If there’s one thing that can be said about 2023, no matter what business or portion of society you’re referring to, it’s that the standard rules in artistry just do not apply. Giorgia Fumanti must have been thinking about what this precisely meant when she was dreaming up concepts for her new album, and after doing some soul-searching, she came up with an exquisite new LP in Cinema Collection that deserves to be recognized for the unique offering it truly is. I’ve had a lifelong aversion to cover albums as a music critic, but with content as solid as this, I was forced to rethink my views recently.

Right off the bat, I noticed a major difference between the style of Fumanti’s music in this release compared to similar efforts that have been making it into the charts as of late.
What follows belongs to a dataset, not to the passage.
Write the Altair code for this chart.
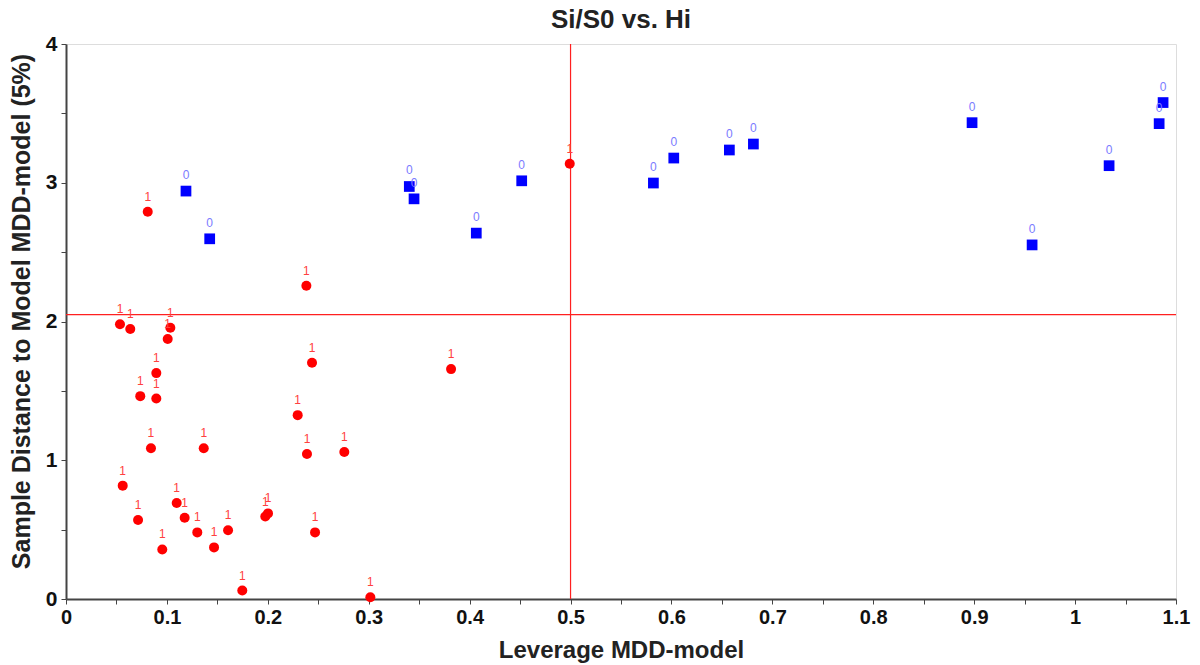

Almost every significant hook, from those in “Over the Rainbow” and “I Won’t Light a Candle” to “Take My Breath Away” and “Once Upon a Time in the West,” has been scaled back from what it would have been in this material’s original form, making for an interesting vocal contrast up top that even the most novice of critical ears will instantly tune into.

Giorgia Fumanti takes a very controlled approach to the tempos in this record, and while that might sound a little worrisome on paper (particularly if you liked the beat-heavy sound of her peers in the immediate underground), it translates a lot better in the case of songs like “Un Jour Tu Reviendras,” and “Where Dreams are Born,” my favorite track on the record. There was no reason to splurge on something so minute in these instances; frankly, I think the stripped technique works better for the arrangements as she’s reimagined them for 2023 and the audiences of today.
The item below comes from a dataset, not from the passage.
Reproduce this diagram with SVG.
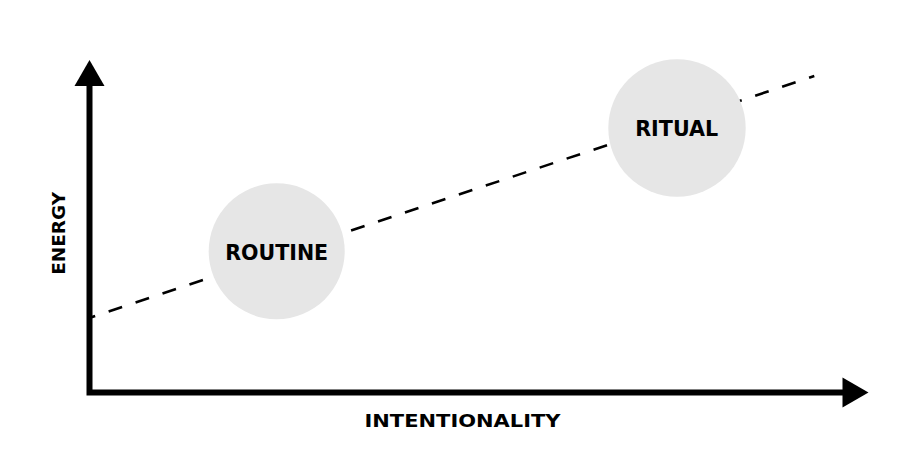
<svg xmlns="http://www.w3.org/2000/svg" width="904" height="470" viewBox="0 0 904 470">
  <style>
    .lbl { font-family: "DejaVu Sans", "Liberation Sans", Arial, sans-serif; font-weight: bold; fill: #000; text-anchor: middle; }
    .node circle { fill: #e6e6e6; stroke: none; }
    .axis { fill: none; stroke: #000; stroke-width: 6; stroke-linejoin: miter; }
    .trend { fill: none; stroke: #000; stroke-width: 2.6; stroke-dasharray: 14.2 14.2; stroke-dashoffset: 7.7; }
  </style>
  <rect width="904" height="470" fill="#fff"/>
  <g id="connectors">
    <line class="trend" x1="89" y1="318" x2="814.3" y2="76"/>
    <path class="axis" d="M89.5,84 V392.5 H845"/>
    <polygon points="89.5,60 104.5,86 74.5,86" fill="#000"/>
    <polygon points="868.5,392.5 842.5,377.5 842.5,407.5" fill="#000"/>
  </g>
  <g id="node-routine" class="node">
    <circle cx="276.7" cy="251.3" r="68"/>
    <text class="lbl" x="276.7" y="260" font-size="20.6" textLength="103" lengthAdjust="spacingAndGlyphs">ROUTINE</text>
  </g>
  <g id="node-ritual" class="node">
    <circle cx="677" cy="128" r="68.7"/>
    <text class="lbl" x="676.7" y="136" font-size="20.6" textLength="83" lengthAdjust="spacingAndGlyphs">RITUAL</text>
  </g>
  <g id="axis-labels">
    <text class="lbl" x="462.5" y="426.5" font-size="18.2" textLength="196" lengthAdjust="spacingAndGlyphs">INTENTIONALITY</text>
    <text class="lbl" transform="translate(65,233.3) rotate(-90)" x="0" y="0" font-size="18.2" textLength="83" lengthAdjust="spacingAndGlyphs">ENERGY</text>
  </g>
</svg>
Though the structure of “I Won’t Light a Candle” and “Les Feuilles Mortes” is somewhat familiar to me as a hardcore music buff, there’s no denying that Giorgia Fumanti consistently puts her own spin on the compositional layout of every song’s most powerful climax. In the former, she is so careful in how she approaches the chorus that it almost feels like she’s going to retreat before she even gets there – in the end, however, it’s the audience that winds up rewarded for our bearing the tense moment with a rich harmony reaching into the heavens above.
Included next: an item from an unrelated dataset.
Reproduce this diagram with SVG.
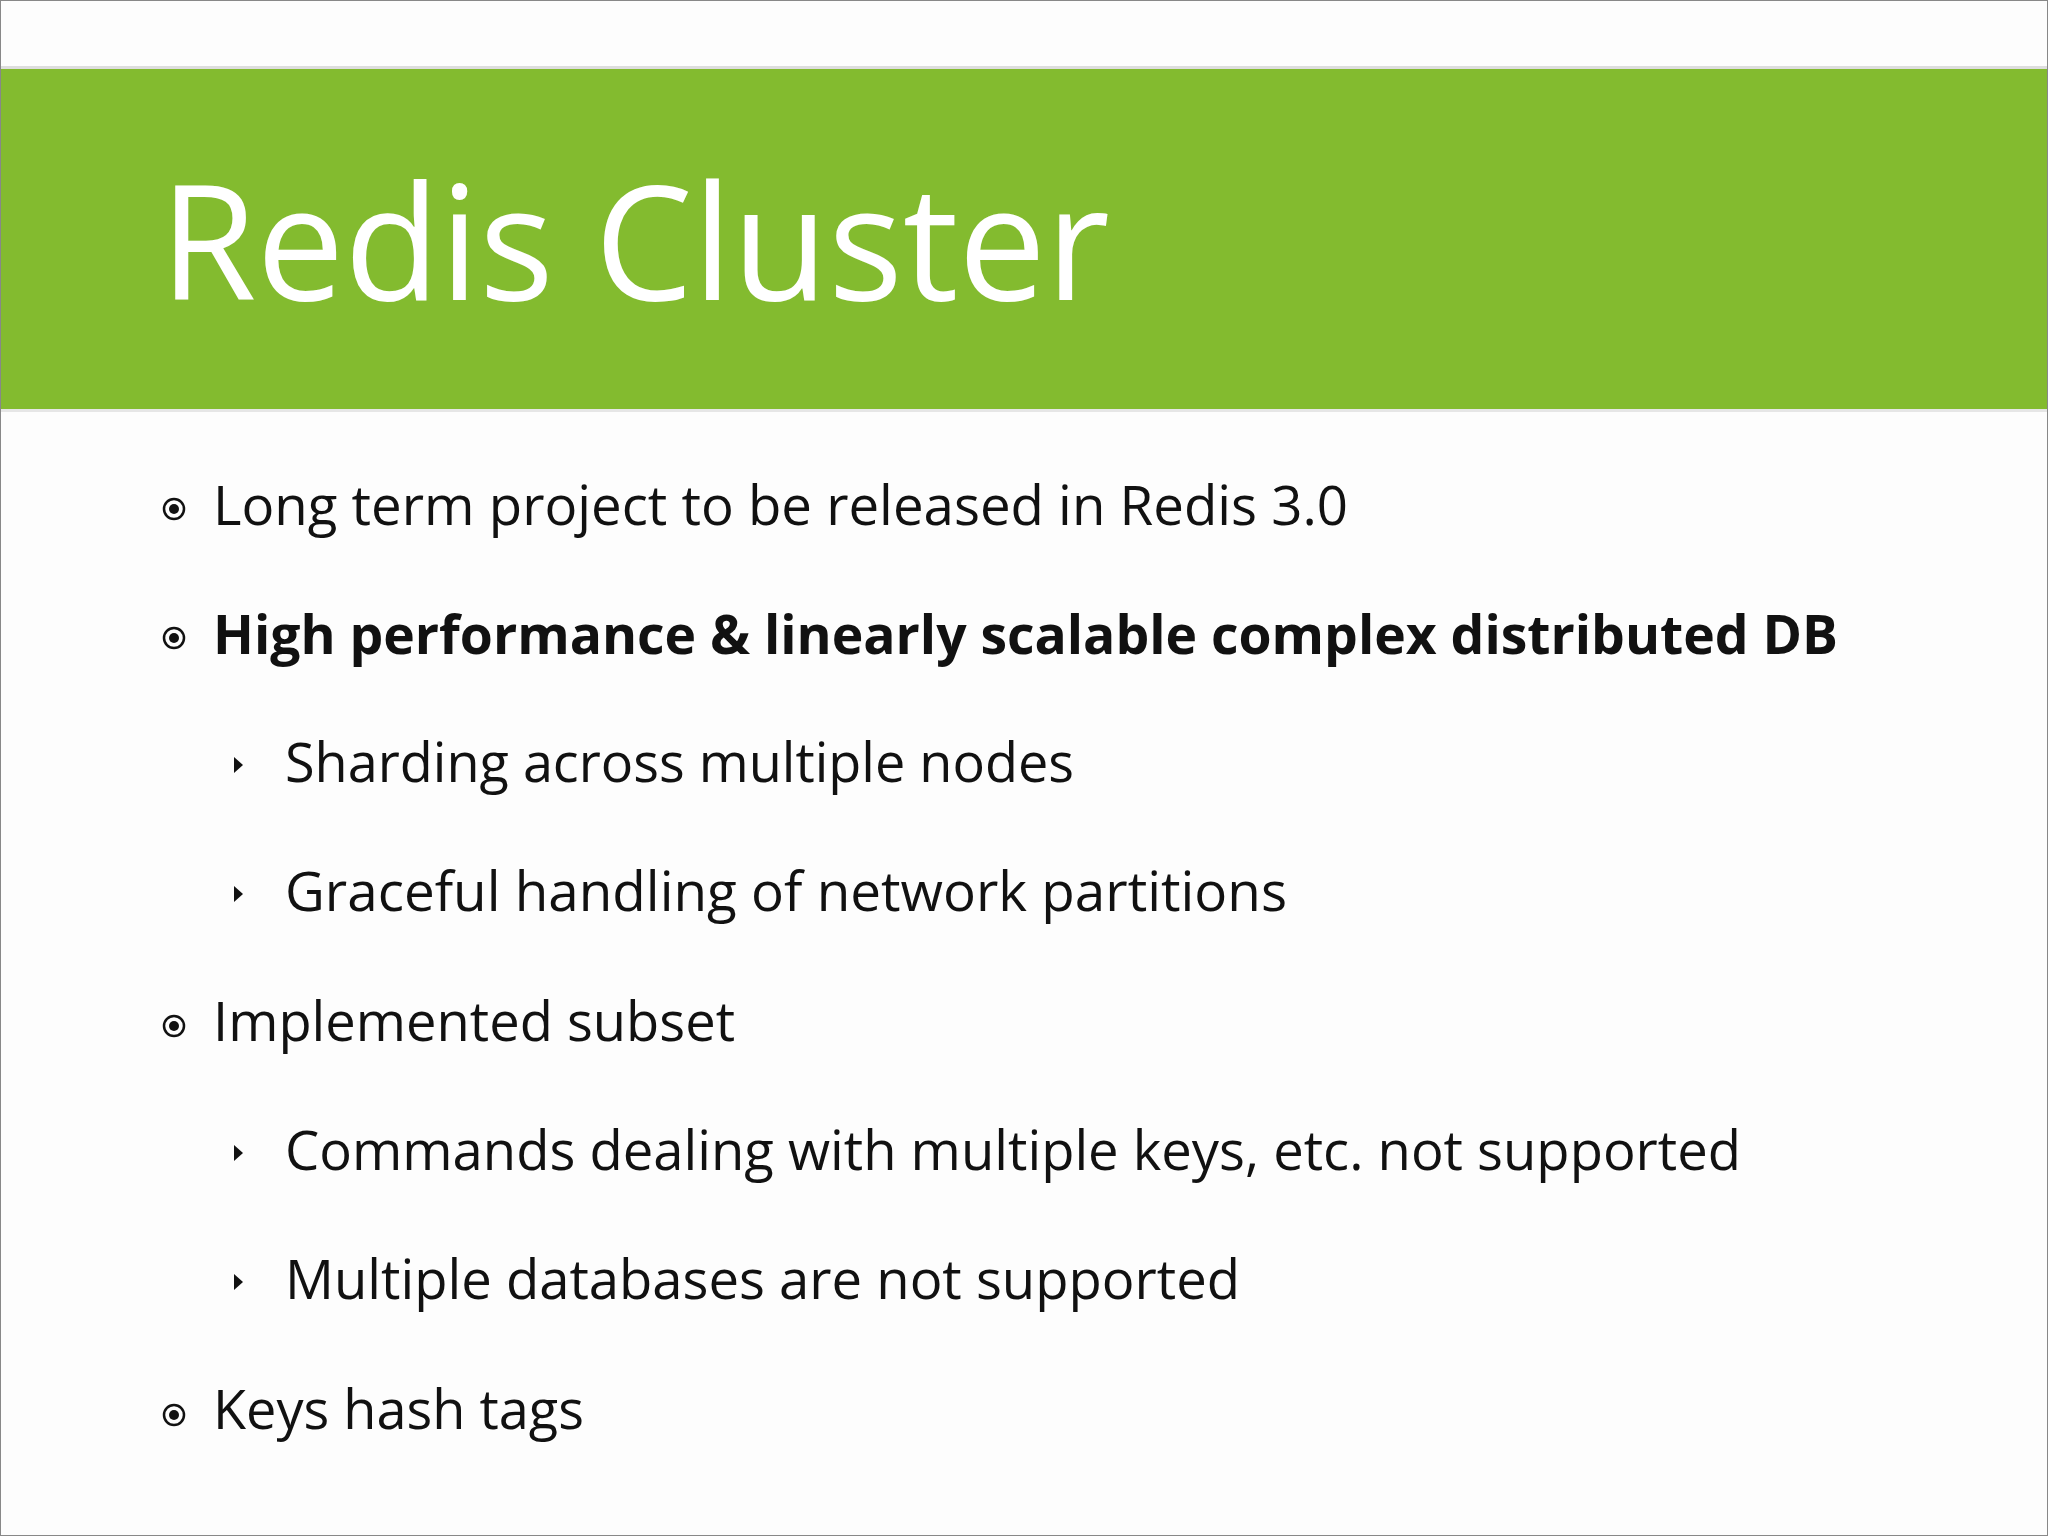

I came into my review of Cinema Collection with some incredibly high hopes for what Fumanti was going to produce and record in this all-new LP, and I’m happy to report that I was more than pleased with everything I came across.

Cinema Collection might not be an original offering in the vein of a non-soundtrack tribute piece, but it feels like just the right kind of workout this singer needed to keep sharp in this dreadfully sluggish period we’re collectively sharing as fans of her local scene. I’d keep her on my radar as the rest of summer comes rolling into focus, as her camp is constantly toying with new and exciting material serious music fans can’t get enough of.